Jim Walker remembers when nuclear-energy-generated electricity was going to be too cheap to meter and when a law prevented the use of U.S. natural gas supplies for electricity generation.
Dr. Walker, an energy advisor in the Nixon and Ford administrations, was appointed to the California Energy Commission during the first Brown gubernatorial tenure and helped pioneer the utility-scale wind industry. Former CEO and current Board Vice Chair of wind and solar giant enXco, he was President of the American Wind Energy Association and worked in the geothermal and energy efficiency industries.

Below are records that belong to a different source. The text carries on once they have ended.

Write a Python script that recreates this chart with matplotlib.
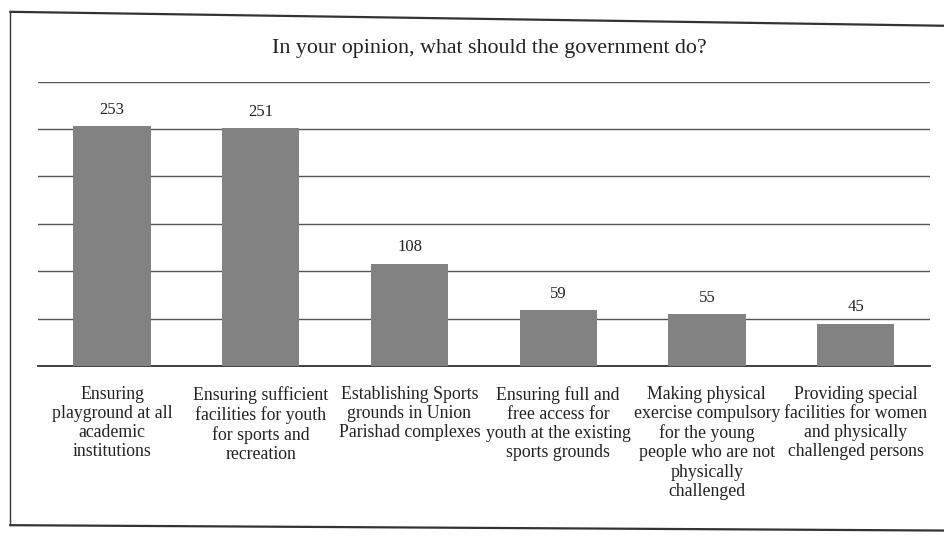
import matplotlib.pyplot as plt
from matplotlib.lines import Line2D

plt.rcParams['font.family'] = ['Liberation Serif', 'DejaVu Serif']

title = 'In your opinion, what should the government do?'
categories = [
    'Ensuring\nplayground at all\nacademic\ninstitutions',
    'Ensuring sufficient\nfacilities for youth\nfor sports and\nrecreation',
    'Establishing Sports\ngrounds in Union\nParishad complexes',
    'Ensuring full and\nfree access for\nyouth at the existing\nsports grounds',
    'Making physical\nexercise compulsory\nfor the young\npeople who are not\nphysically\nchallenged',
    'Providing special\nfacilities for women\nand physically\nchallenged persons',
]
responses = [253, 251, 108, 59, 55, 45]

fig = plt.figure(figsize=(9.45, 5.37), dpi=100)
ax = fig.add_axes([0.04, 0.318, 0.944, 0.53])

x = range(len(categories))
ax.bar(x, responses, width=0.52, color='#828282', zorder=3)
for xi, v in zip(x, responses):
    ax.text(xi, v + 9, str(v), ha='center', va='bottom', fontsize=12, color='#222222')

ax.set_xlim(-0.5, len(categories) - 0.5)
ax.set_ylim(0, 300)
ax.set_yticks(range(0, 301, 50))
ax.yaxis.grid(True, color='#555555', linewidth=1.0, zorder=0)
ax.tick_params(axis='y', length=0, labelleft=False)
ax.tick_params(axis='x', length=0, pad=14)
ax.set_xticks(list(x))
ax.set_xticklabels(categories, fontsize=12.8, color='#222222', linespacing=1.17, va='top')
for side in ['top', 'right', 'left']:
    ax.spines[side].set_visible(False)
ax.spines['bottom'].set_color('#333333')
ax.spines['bottom'].set_linewidth(1.3)

fig.text(0.518, 0.91, title, ha='center', va='center', fontsize=15.8, color='#222222')

# outer frame round the chart
frame = [
    Line2D([0.011, 1.0], [0.978, 0.952], color='#333333', linewidth=1.6),
    Line2D([0.011, 0.011], [0.978, 0.022], color='#333333', linewidth=1.0),
    Line2D([0.011, 1.0], [0.022, 0.012], color='#333333', linewidth=1.6),
]
for ln in frame:
    fig.add_artist(ln)

fig.savefig('out.png', dpi=100, facecolor='white')
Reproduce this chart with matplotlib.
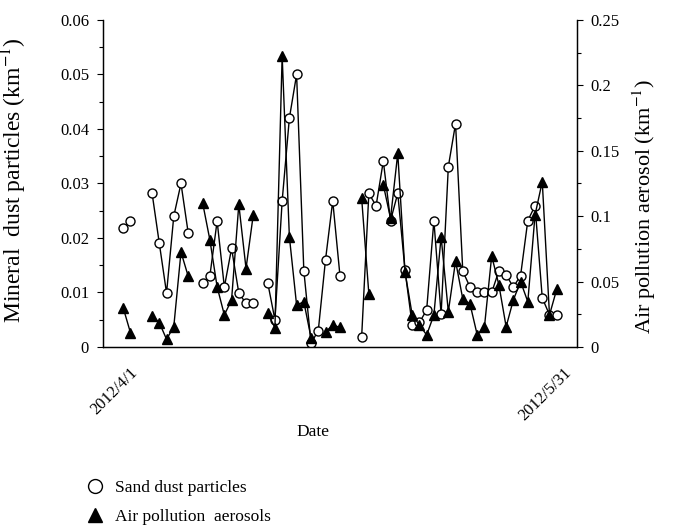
import numpy as np
import matplotlib
matplotlib.use('Agg')
from matplotlib import pyplot as plt
from matplotlib.lines import Line2D
from matplotlib.ticker import MultipleLocator
from matplotlib.transforms import ScaledTranslation

nan = np.nan

# days since 2012/4/1 (61 days up to 2012/5/31)
days = np.arange(61)
tick_days = [0, 60]
tick_labels = ['2012/4/1', '2012/5/31']

# mineral (sand) dust particles, km^-1  (left axis)
dust = [0.0218, 0.0231, nan, nan, 0.0282, 0.0190, 0.0099, 0.0240, 0.0300, 0.0209,
        nan, 0.0118, 0.0131, 0.0231, 0.0110, 0.0181, 0.0099, 0.0080, 0.0080, nan,
        0.0118, 0.0050, 0.0268, 0.0420, 0.0500, 0.0140, 0.0007, 0.0030, 0.0160, 0.0268,
        0.0131, nan, nan, 0.0018, 0.0282, 0.0259, 0.0341, 0.0232, 0.0282, 0.0141,
        0.0040, 0.0045, 0.0068, 0.0232, 0.0060, 0.0331, 0.0410, 0.0139, 0.0110, 0.0100,
        0.0100, 0.0100, 0.0140, 0.0132, 0.0110, 0.0131, 0.0232, 0.0259, 0.0090, 0.0059,
        0.0059]

# air pollution aerosols, km^-1  (right axis)
aerosol = [0.030, 0.011, nan, nan, 0.024, 0.0186, 0.0059, 0.0155, 0.0726, 0.054,
           nan, 0.110, 0.0818, 0.046, 0.0245, 0.036, 0.109, 0.060, 0.101, nan,
           0.0258, 0.0148, 0.2225, 0.0843, 0.032, 0.0346, 0.007, nan, 0.0115, 0.0168,
           0.015, nan, nan, 0.114, 0.0405, nan, 0.124, 0.0984, 0.148, 0.0576,
           0.0245, 0.0168, 0.0092, 0.0245, 0.0843, 0.027, 0.0657, 0.0367, 0.0329, 0.0092,
           0.0155, 0.0696, 0.0474, 0.0155, 0.036, 0.050, 0.0346, 0.101, 0.1264, 0.0245,
           0.0441]

left_ticks = [0, 0.01, 0.02, 0.03, 0.04, 0.05, 0.06]
left_labels = ['0', '0.01', '0.02', '0.03', '0.04', '0.05', '0.06']
right_ticks = [0, 0.05, 0.1, 0.15, 0.2, 0.25]
right_labels = ['0', '0.05', '0.1', '0.15', '0.2', '0.25']

plt.rcParams['font.family'] = ['Liberation Serif', 'DejaVu Serif']
plt.rcParams['mathtext.fontset'] = 'stix'

fig = plt.figure(figsize=(6.81, 5.26), dpi=100)
ax = fig.add_axes([0.1512, 0.3403, 0.696, 0.6217])
ax2 = ax.twinx()

ax.plot(days, dust, color='black', lw=1, marker='o', ms=6.5,
        mfc='white', mec='black', mew=1)
ax2.plot(days, aerosol, color='black', lw=1, marker='^', ms=7.5,
         mfc='black', mec='black')

ax.set_xlim(-2.8, 62.8)
ax.set_ylim(0, 0.06)
ax2.set_ylim(0, 0.25)

for a in (ax, ax2):
    a.spines['top'].set_visible(False)
    for s in a.spines.values():
        s.set_linewidth(0.9)

ax.set_yticks(left_ticks, left_labels)
ax.yaxis.set_minor_locator(MultipleLocator(0.005))
ax2.set_yticks(right_ticks, right_labels)
ax2.yaxis.set_minor_locator(MultipleLocator(0.025))
for a in (ax, ax2):
    a.tick_params(axis='y', which='major', length=4, width=0.8, labelsize=12, pad=6)
    a.tick_params(axis='y', which='minor', length=3, width=0.8)

ax.set_xticks(tick_days, tick_labels, rotation=45, ha='right', va='center',
              rotation_mode='anchor', fontsize=12)
ax.tick_params(axis='x', length=0, pad=17)
shift = ScaledTranslation(12 / 100, 0, fig.dpi_scale_trans)
for lab in ax.get_xticklabels():
    lab.set_transform(lab.get_transform() + shift)

ax.set_ylabel('Mineral  dust particles (km$^{-1}$)', fontsize=17)
ax.yaxis.set_label_coords(-0.156, 0.51)
ax2.set_ylabel('Air pollution aerosol (km$^{-1}$)', fontsize=16)
ax2.yaxis.set_label_coords(1.114, 0.43)

fig.text(313 / 681, 1 - 432 / 526, 'Date', ha='center', va='center', fontsize=12.5)

handles = [Line2D([], [], ls='none', marker='o', ms=10, mfc='white', mec='black', mew=1),
           Line2D([], [], ls='none', marker='^', ms=10, mfc='black', mec='black')]
fig.legend(handles, ['Sand dust particles', 'Air pollution  aerosols'],
           loc='upper left', bbox_to_anchor=(85 / 681, 1 - 480 / 526),
           frameon=False, fontsize=12.5, handletextpad=0.5, labelspacing=0.75,
           borderaxespad=0, borderpad=0, handlelength=1.2)

fig.savefig('out.png', dpi=100)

A renewables advocate, Walker nevertheless sees the need for a “portfolio” energy policy. “The utility industry and government tend to have these monomanias,” he said. “[But] if we keep wind, solar, natural gas, nuclear and strengthen the grid,” he explained, “that would be a pretty good electricity system.”
There is a place for nuclear but not coal, according to Walker. “You’d want to keep the nukes,” he said, “but you’re going to have a hard time keeping the nuke output where it is. Coal is going to be gradually phased out. I don’t see the breakthroughs coming in CCS (carbon sequestration) that you see in gas and wind and solar.”
Walker said wind and natural gas will lead because they are economically competitive. But with Congress denying the domestic wind industry an extension of its vital production tax credit (PTC), much new wind development will go abroad in the near term.